*The problem*. In the listing below, locate the line with "Reproduce this chart with matplotlib." and the line with "matplotlib.rcParams['font.weight'] = 'normal'", then output both and everything between them exactly, minus any pictures.

___

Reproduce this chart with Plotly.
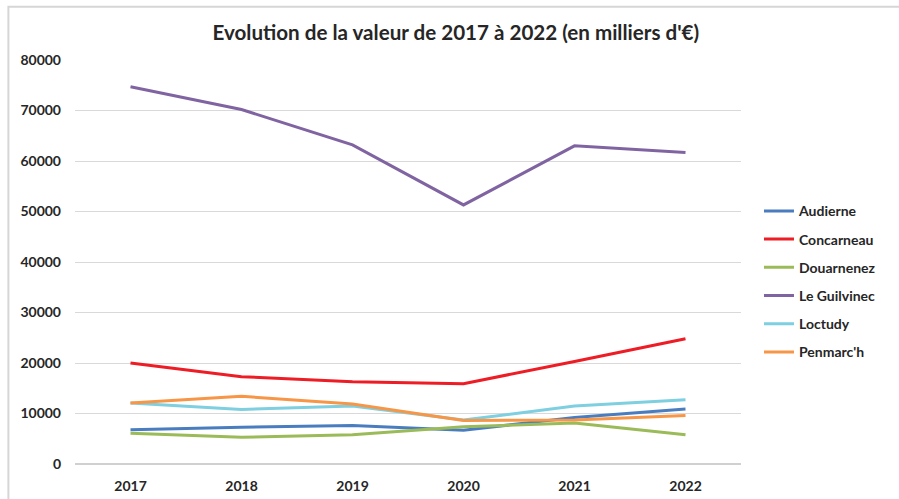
import plotly.graph_objects as go

years = ["2017", "2018", "2019", "2020", "2021", "2022"]

audierne = [6800, 7300, 7600, 6700, 9200, 10900]
concarneau = [20000, 17300, 16300, 15900, 20300, 24800]
douarnenez = [6100, 5300, 5800, 7400, 8100, 5800]
le_guilvinec = [74700, 70200, 63200, 51300, 63000, 61700]
loctudy = [12100, 10800, 11500, 8700, 11500, 12700]
penmarch = [12100, 13400, 11900, 8600, 8700, 9600]

series = [
    ("Audierne", audierne, "#4A7DBF"),
    ("Concarneau", concarneau, "#EE1C25"),
    ("Douarnenez", douarnenez, "#9BBB59"),
    ("Le Guilvinec", le_guilvinec, "#8064A2"),
    ("Loctudy", loctudy, "#7ECFE0"),
    ("Penmarc'h", penmarch, "#F79646"),
]

font_family = "Lato, 'Open Sans', sans-serif"

fig = go.Figure()
for name, vals, color in series:
    fig.add_trace(go.Scatter(x=years, y=vals, name=name, mode="lines",
                             line=dict(color=color, width=3),
                             legendgroup=name))

fig.update_layout(
    width=899, height=499,
    paper_bgcolor="white", plot_bgcolor="white",
    margin=dict(l=75, r=158, t=60, b=35),
    font=dict(family=font_family, size=14, color="#262626"),
    title={
        'text': "<b>Evolution de la valeur de 2017 à 2022 (en milliers d'€)</b>",
        'x': 0.507,
        'xanchor': 'center',
        'y': 0.934,
        'yanchor': 'middle',
        'font': dict(size=20.6, color="#262626")},
    xaxis=dict(type="category", range=[-0.5, 5.5], showgrid=False,
               showline=False, ticks="", ticklabelstandoff=12,
               automargin=False,
               tickfont=dict(size=14, weight="bold")),
    yaxis=dict(range=[0, 80000], dtick=10000, tickformat="d",
               showgrid=True, gridcolor="#D9D9D9", gridwidth=1,
               zeroline=True, zerolinecolor="#D0D0D0", zerolinewidth=2,
               ticks="", ticklabelstandoff=13, automargin=False,
               tickfont=dict(size=14, weight="bold")),
    legend=dict(x=1.027, y=0.451, xanchor="left", yanchor="middle",
                font=dict(size=14, weight="bold"),
                tracegroupgap=7, itemwidth=30),
    showlegend=True,
)

# outer chart border
fig.add_shape(type="rect", xref="paper", yref="paper",
              x0=-0.1, x1=1.3, y0=-0.1, y1=1.132,
              line=dict(color="#D6D6D6", width=2), layer="below")

# drop the default page margin so the chart sits at the window corner
fig.write_html("out.html", config={'displayModeBar': False},
               post_script="document.body.style.margin='0';")
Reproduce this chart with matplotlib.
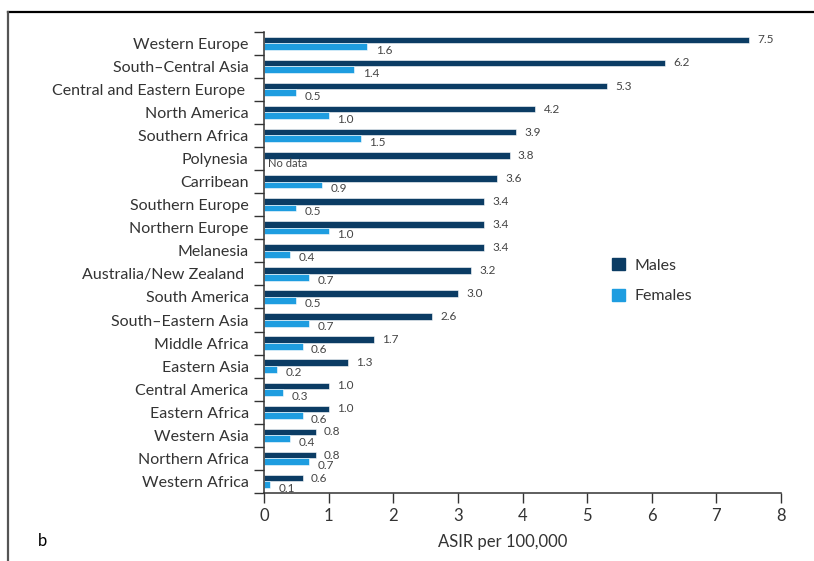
import numpy as np
import matplotlib.pyplot as plt
import matplotlib
from matplotlib.lines import Line2D
from matplotlib.patches import Patch

matplotlib.rcParams['font.family'] = ['Lato', 'DejaVu Sans']
matplotlib.rcParams['font.weight'] = 'normal'

# ASIR per 100,000 by region
regions = ["Western Europe", "South–Central Asia", "Central and Eastern Europe ",
           "North America", "Southern Africa", "Polynesia", "Carribean",
           "Southern Europe", "Northern Europe", "Melanesia",
           "Australia/New Zealand ", "South America", "South–Eastern Asia",
           "Middle Africa", "Eastern Asia", "Central America", "Eastern Africa",
           "Western Asia", "Northern Africa", "Western Africa"]
males = [7.5, 6.2, 5.3, 4.2, 3.9, 3.8, 3.6, 3.4, 3.4, 3.4,
         3.2, 3.0, 2.6, 1.7, 1.3, 1.0, 1.0, 0.8, 0.8, 0.6]
females = [1.6, 1.4, 0.5, 1.0, 1.5, None, 0.9, 0.5, 1.0, 0.4,
           0.7, 0.5, 0.7, 0.6, 0.2, 0.3, 0.6, 0.4, 0.7, 0.1]

c_male = "#0b3c64"
c_female = "#1e9de0"
txt = "#333333"

fig = plt.figure(figsize=(8.14, 5.61), dpi=100)
ax = fig.add_axes([264 / 814, 68 / 561, 517 / 814, 461.3 / 561])

y = np.arange(len(regions))
h = 0.29
fem_vals = [v if v is not None else 0 for v in females]
ax.barh(y - h / 2, males, height=h, color=c_male, edgecolor="white", linewidth=0.4)
ax.barh(y + h / 2, fem_vals, height=h, color=c_female, edgecolor="white", linewidth=0.4)

for i, (m, f) in enumerate(zip(males, females)):
    ax.annotate(f"{m:.1f}", (m, i - h / 2), xytext=(6, 0), textcoords="offset points",
                va="center", ha="left", fontsize=8.5, color="#444444")
    if f is None:
        ax.annotate("No data", (0, i + h / 2), xytext=(3, -1), textcoords="offset points",
                    va="center", ha="left", fontsize=8, color="#444444")
    else:
        ax.annotate(f"{f:.1f}", (f, i + h / 2), xytext=(6, -2.5), textcoords="offset points",
                    va="center", ha="left", fontsize=8.5, color="#444444")

ax.set_xlim(0, 8)
ax.set_ylim(len(regions) - 0.5, -0.5)
ax.set_xticks(range(0, 9))
ax.tick_params(axis="x", labelsize=12, colors=txt, length=7, width=1, pad=4)

ax.set_yticks(y)
ax.set_yticklabels(regions, fontsize=11.5, color=txt)
ax.set_yticks(np.arange(-0.5, len(regions)), minor=True)
ax.tick_params(axis="y", which="major", length=0, pad=11)
ax.tick_params(axis="y", which="minor", length=7, width=1, color=txt)

for s in ["top", "right"]:
    ax.spines[s].set_visible(False)
for s in ["left", "bottom"]:
    ax.spines[s].set_color(txt)
    ax.spines[s].set_linewidth(1.1)

ax.set_xlabel("ASIR per 100,000", fontsize=12, color=txt, x=(503 - 264) / 517, labelpad=7)

handles = [Patch(color=c_male, label="Males"), Patch(color=c_female, label="Females")]
ax.legend(handles=handles, loc="center left", bbox_to_anchor=(0.645, 0.46), frameon=False,
          fontsize=11.5, handlelength=0.8, handleheight=0.8, labelspacing=1.0,
          handletextpad=0.6, labelcolor=txt)

fig.text(38 / 814, 1 - 541 / 561, "b", fontsize=12, color="black", va="center")

# frame around the panel
fig.add_artist(Line2D([8 / 814, 1], [1 - 12 / 561] * 2, color="black", lw=1.6))
fig.add_artist(Line2D([8 / 814] * 2, [0, 1 - 12 / 561], color="#555555", lw=1.6))

fig.savefig("out.png", dpi=100)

___

*Result*.
Reproduce this chart with matplotlib.
import numpy as np
import matplotlib.pyplot as plt
import matplotlib
from matplotlib.lines import Line2D
from matplotlib.patches import Patch

matplotlib.rcParams['font.family'] = ['Lato', 'DejaVu Sans']
matplotlib.rcParams['font.weight'] = 'normal'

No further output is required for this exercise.